Where gold is stronger
Gold has centuries of monetary history, deep physical markets, central-bank demand, and no need for internet access to hold a physical bar or coin.
It is easier for many conservative investors to understand, but physical storage and insurance are real costs.
Where Bitcoin is stronger
Bitcoin is easier to transfer globally and can be divided into tiny units. It has a fixed issuance schedule and can be self-custodied digitally.
The tradeoff is volatility, operational risk, exchange risk, regulatory uncertainty, and the need to protect private keys.
Use the ratio, not slogans
The Bitcoin-gold ratio prices one BTC in troy ounces of gold. It is a clean way to compare market value without arguing about narratives.
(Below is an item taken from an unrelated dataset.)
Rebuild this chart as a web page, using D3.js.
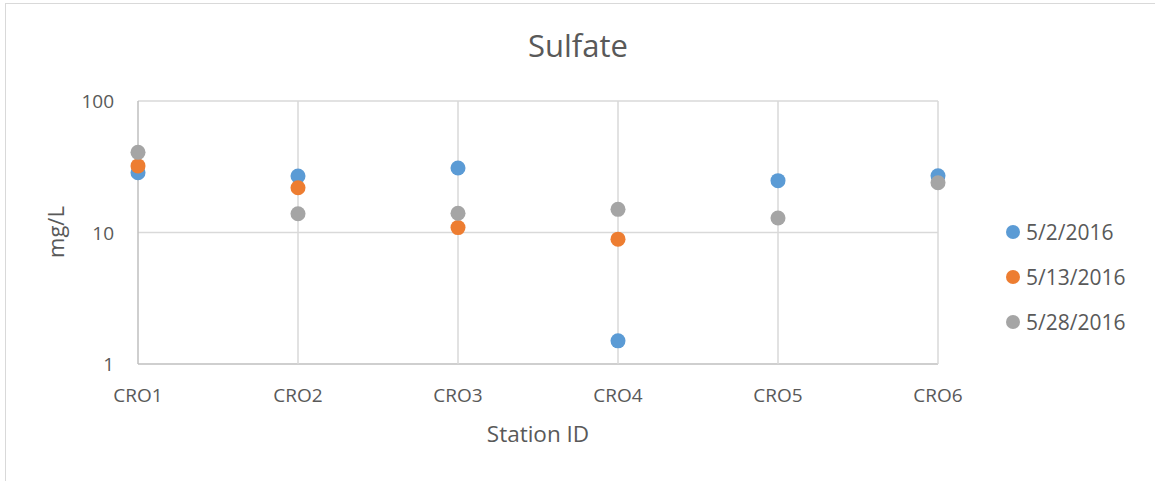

A ratio cannot tell you which asset is right for you. It only tells you what the market currently pays for one asset relative to the other.
Common questions
Should I invest in gold or Bitcoin?
That is a personal investment decision. Gold is typically less volatile and more established; Bitcoin is more portable and has historically had larger drawdowns and upside cycles.
Is Bitcoin digital gold?
It is often called digital gold because of scarcity and store-of-value narratives, but it does not behave exactly like gold. Volatility and custody are very different.